Location-based intelligence missing a trick in NZ

New Zealand is failing to reap the benefits of location-based intelligence, says the chairman of the Spatial Industries Business Association.

BUSINESSDESK: New Zealand is failing to reap the benefits of location-based intelligence because the government's Geospatial Office is tucked away as part of Land Information, says the chairman of the Spatial Industries Business Association.

Huge amounts of data around place and time, which is increasingly accessed as data visualisation displays in real time by smart phone and tablet devices, could add value to New Zealand, Mike Donald says.

The Geospatial Office's information applies across all government and business and would more beneficially sit under the State Services Commission or Department of Internal Affairs.

Speaking at SIBA's annual conference, Mr Donald says a 2009 ACIL Tasman report predicted a five-year increase in the "spatial dividend" to $4 billion from $1.2 billion if improved funding was put in place.

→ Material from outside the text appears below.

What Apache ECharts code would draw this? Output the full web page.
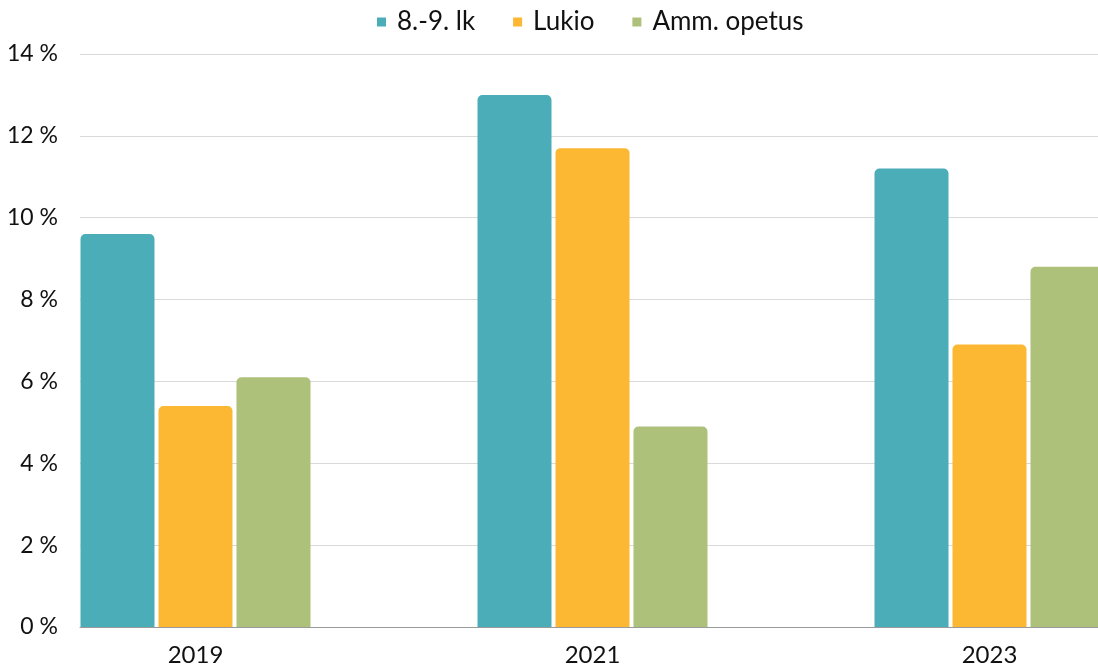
<!DOCTYPE html>
<html>
<head>
<meta charset="utf-8">
<script src="https://cdn.jsdelivr.net/npm/echarts@6/dist/echarts.min.js"></script>
<style>html,body{margin:0;padding:0;background:#fff}#c{width:1098px;height:672px}</style>
</head>
<body>
<div id="c"></div>
<script>
const categories = ['2019', '2021', '2023'];
const seriesNames = ['8.-9. lk', 'Lukio', 'Amm. opetus'];
const lk89 = [9.6, 13.0, 11.2];
const lukio = [5.4, 11.7, 6.9];
const amm = [6.1, 4.9, 8.8];
const yTicks = [0, 2, 4, 6, 8, 10, 12, 14];
const colors = ['#4BADB7', '#FDB833', '#ADC17A'];

const FONT = 'Lato';
const chart = echarts.init(document.getElementById('c'));
const values = [lk89, lukio, amm];
chart.setOption({
  animation: false,
  textStyle: { fontFamily: FONT },
  legend: {
    data: seriesNames,
    left: 372, top: 4,
    icon: 'rect', itemWidth: 9, itemHeight: 9, itemGap: 38,
    textStyle: { fontSize: 26, color: '#111', fontFamily: FONT, padding: [0, 0, 0, 6] }
  },
  grid: [
    { left: -3, width: 1191, top: 54, bottom: 45, outerBoundsMode: 'none', containLabel: false },
    { left: 80, right: 0, top: 54, bottom: 45, outerBoundsMode: 'none', containLabel: false }
  ],
  xAxis: [
    { type: 'category', gridIndex: 0, data: categories,
      axisLine: { show: false }, axisTick: { show: false },
      axisLabel: { fontSize: 24, color: '#111', margin: 16, fontFamily: FONT } },
    { type: 'value', gridIndex: 1, min: 0, max: 1, show: true,
      axisLine: { show: true, lineStyle: { color: '#9a9a9a', width: 1 } },
      axisTick: { show: false }, axisLabel: { show: false }, splitLine: { show: false } }
  ],
  yAxis: [
    { type: 'value', gridIndex: 0, min: 0, max: 14, interval: 2, show: false, splitLine: { show: false } },
    { type: 'value', gridIndex: 1, min: yTicks[0], max: yTicks[yTicks.length - 1], interval: 2,
      axisLine: { show: false }, axisTick: { show: false },
      axisLabel: { fontSize: 23, color: '#111', margin: 22, fontFamily: FONT, formatter: v => v + ' %' },
      splitLine: { show: true, lineStyle: { color: '#d9d9d9', width: 1 } } }
  ],
  series: seriesNames.map((n, i) => ({
    name: n, type: 'bar', xAxisIndex: 0, yAxisIndex: 0,
    data: values[i], barWidth: 74, barGap: '5.4%',
    itemStyle: { color: colors[i], borderRadius: [5, 5, 0, 0] },
    z: 3
  }))
});
</script>
</body>
</html>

"This hasn't materialised and New Zealand's missing a trick," says Mr Donald, who is also managing director of Terralink.

Improved location-based intelligence would help everyone from Fonterra helping its farmers to fence to avoid waterways, to insurance companies better determining natural hazard risk, to banks calculating credit risks based on how quickly houses sell in different areas.

Mr Donald says there are more than 100 New Zealand businesses and organisations involved in the local geospatial industry, which is considered world-class in what it delivers.

"Sometimes the government thinks it has to bring in expertise from outside the country for geospatial information and interpretation.

"What we're saying is no, by having our members working together, we can deliver whatever it is the government thinks it needs."

Mr Donald says there is plenty of innovative potential for geospatial app and web applications, and no shortage of ideas that could be developed.

However, unlike many overseas countries where millions of dollars will be invested at the start of a project before any revenue is generated, New Zealand investors shy away from such projects.